Coaching and mentoring are usually used interchangeably in the business context. That is why in a lot of organisations, a mentor is expected to undertake coaching responsibilities which hinder the process of coaching as well as mentoring. There is a significant difference between coaching and mentoring and both the process have their own value and significance.
Coaching is a relationship that generally has a short duration. In coaching, the coachee needs to be comfortable with the coach and should be open and honest about his/her situations.
Coaching is basically a process in which coach helps the coachee to achieve the goals. Coach helps in removing the barriers like prejudices, lack of motivation, lack of direction and enable coachee to fulfil his/her aspirations.
Coaching is a process which helps the individual to develop their skills like leadership, self-awareness, resilience, self-management, and learning. It also helps the coachee to develop empathy with others, to see the bigger picture clearly, and consider the issue that they may have ignored or failed to identify as important or crucial.
Coaching can be for a longer or a shorter-term depending upon the goals or needs of the individual. It is particularly powerful when used to solve problems regarding behavioral or line management. It is more structured in nature and usually, the meetings between coach and coachee are scheduled on a regular basis. In coaching, coachee sets the agenda and create immediate and realistic goal which will take him/her towards the ultimate target. These goals majorly revolves around specific personal developmental areas i.e. related to behaviour, attitudes, or self-awareness.
A coach is likely to give feedback on observed performance periodically as the learner develops new skills.
“A mentor is a more experienced individual willing to share knowledge with someone less experienced in a relationship of trust.”- David Clutterbuck
It is an ongoing process which usually lasts for a longer time. Mentoring process will only be successful when there is a constructive relationship between the mentor and mentee. It is a relationship where an experienced person uses his/her knowledge to help the less experienced person to improve or help to solve problems. Many organisations use mentoring while helping new people who have just joined the leadership for the first time, moved from one project to another, in a need to quickly learn new skills, need to learn different working styles in order to work effectively.

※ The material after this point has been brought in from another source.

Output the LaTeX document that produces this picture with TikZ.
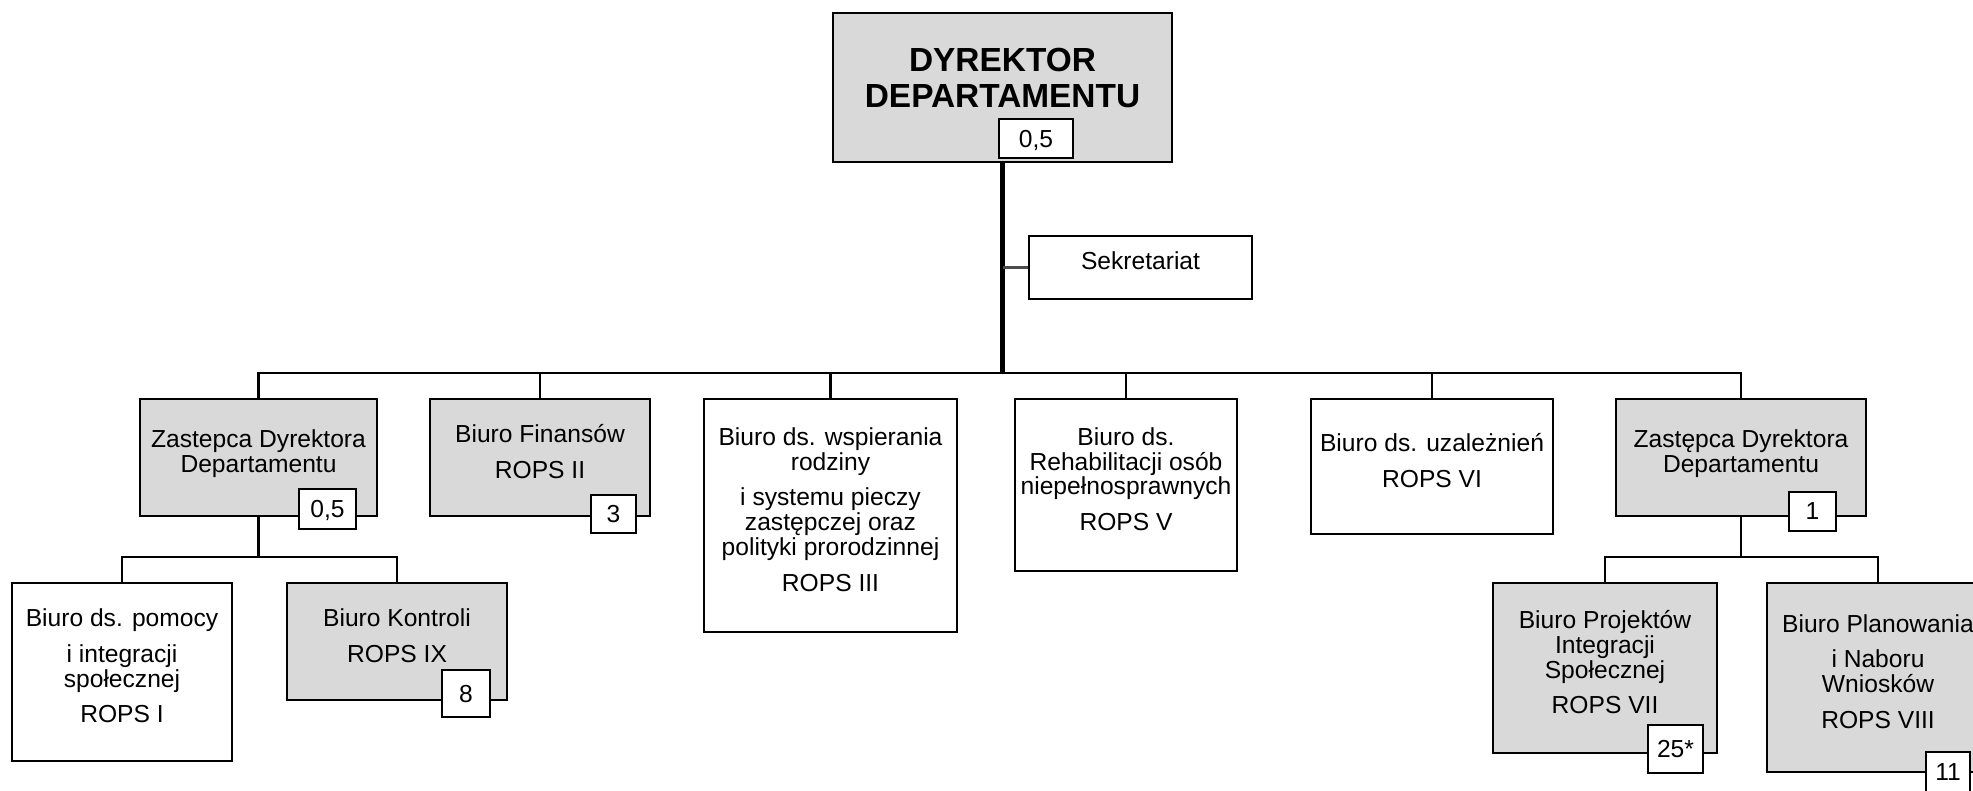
\documentclass[tikz,border=0pt]{standalone}
\usepackage{fontspec}
\setmainfont{Liberation Sans}
\definecolor{boxgray}{RGB}{217,217,217}
\tikzset{
  unit/.style={draw,line width=0.6pt,align=center,inner sep=0pt,text depth=3.5pt,
    font=\fontsize{7}{7.1}\selectfont},
  shaded/.style={unit,fill=boxgray},
  plain/.style={unit,fill=white},
  num/.style={draw,line width=0.6pt,fill=white,inner sep=0pt,text depth=0pt,
    font=\fontsize{7}{8}\selectfont},
  link/.style={line width=0.7pt},
}
\begin{document}
\begin{tikzpicture}[x=0.01cm,y=-0.01cm]
  \useasboundingbox (0,0) rectangle (1973,790);
  \clip (0,0) rectangle (1973,790);
  % kierownictwo
  \node[shaded,minimum width=3.39cm,minimum height=1.49cm,text depth=5.4pt,
    font=\bfseries\fontsize{9.5}{10.2}\selectfont] (dir) at (1002.5,87.5) {DYREKTOR\\DEPARTAMENTU};
  \node[plain,minimum width=2.23cm,minimum height=0.63cm,text depth=4pt] (sek) at (1140.5,267.5) {Sekretariat};
  % pierwszy poziom
  \node[shaded,minimum width=2.37cm,minimum height=1.17cm] (zl) at (258.5,457.5) {Zastepca Dyrektora\\Departamentu};
  \node[shaded,minimum width=2.20cm,minimum height=1.17cm] (fin) at (540,457.5) {Biuro Finansów\\[3pt]ROPS II};
  \node[plain,minimum width=2.53cm,minimum height=2.33cm] (wsp) at (830.5,515.5)
    {Biuro ds. wspierania\\rodziny\\[3pt]i systemu pieczy\\zastępczej oraz\\polityki prorodzinnej\\[3pt]ROPS III};
  \node[plain,minimum width=2.22cm,minimum height=1.72cm] (reh) at (1126,485)
    {Biuro ds.\\Rehabilitacji osób\\niepełnosprawnych\\[3pt]ROPS V};
  \node[plain,minimum width=2.42cm,minimum height=1.35cm] (uza) at (1432,466.5) {Biuro ds. uzależnień\\[3pt]ROPS VI};
  \node[shaded,minimum width=2.50cm,minimum height=1.17cm] (zr) at (1741,457.5) {Zastępca Dyrektora\\Departamentu};
  % drugi poziom
  \node[plain,minimum width=2.20cm,minimum height=1.78cm] (pom) at (122,672)
    {Biuro ds. pomocy\\[3pt]i integracji\\społecznej\\[3pt]ROPS I};
  \node[shaded,minimum width=2.20cm,minimum height=1.17cm] (kon) at (397,641.5) {Biuro Kontroli\\[3pt]ROPS IX};
  \node[shaded,minimum width=2.24cm,minimum height=1.70cm] (pro) at (1605,668)
    {Biuro Projektów\\Integracji\\Społecznej\\[3pt]ROPS VII};
  \node[shaded,minimum width=2.22cm,minimum height=1.89cm] (pla) at (1878,677.5)
    {Biuro Planowania\\[3pt]i Naboru\\Wniosków\\[3pt]ROPS VIII};
  % linie
  \coordinate (bus) at (1002.5,373);
  \coordinate (lbus) at (258.5,557);
  \coordinate (rbus) at (1741,557);
  \draw[line width=1.2pt] (dir.south) -- (bus);
  \draw[line width=0.6pt,gray!60!black] (sek.west) -- (sek.west -| bus);
  \draw[link] (zl.north) |- (bus) -| (zr.north);
  \draw[link] (fin.north) -- (fin.north |- bus);
  \draw[link] (wsp.north) -- (wsp.north |- bus);
  \draw[link] (reh.north) -- (reh.north |- bus);
  \draw[link] (uza.north) -- (uza.north |- bus);
  \draw[link] (zl.south) -- (lbus);
  \draw[link] (pom.north) |- (lbus) -| (kon.north);
  \draw[link] (zr.south) -- (rbus);
  \draw[link] (pro.north) |- (rbus) -| (pla.north);
  % etaty
  \node[num,minimum width=0.74cm,minimum height=0.39cm] (dir-n) at (1036,138.5) {0,5};
  \node[num,minimum width=0.57cm,minimum height=0.40cm] (zl-n) at (327.5,509) {0,5};
  \node[num,minimum width=0.45cm,minimum height=0.38cm] (fin-n) at (613.5,514) {3};
  \node[num,minimum width=0.47cm,minimum height=0.39cm] (zr-n) at (1812.5,511.5) {1};
  \node[num,minimum width=0.48cm,minimum height=0.47cm] (kon-n) at (466,693.5) {8};
  \node[num,minimum width=0.55cm,minimum height=0.48cm] (pro-n) at (1675.5,749) {25*};
  \node[num,minimum width=0.44cm,minimum height=0.40cm] (pla-n) at (1948,772) {11};
\end{tikzpicture}
\end{document}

It can be either formal or informal in nature depending upon the situation or goals of the mentee. In mentoring the agenda is usually set by the mentee with the mentor providing some support or guidance. Goals usually revolve around developing mentees personally and professionally i.e. improving skills and their application at the workplace.
A mentor will build the capability of the mentee by helping him/her to discover wisdom by encouraging to work towards achieving the goals. Usually, the mentor doesn’t have the authority over mentee and the relationship is mutually beneficial. A mentor also helps mentees to develop greater confidence.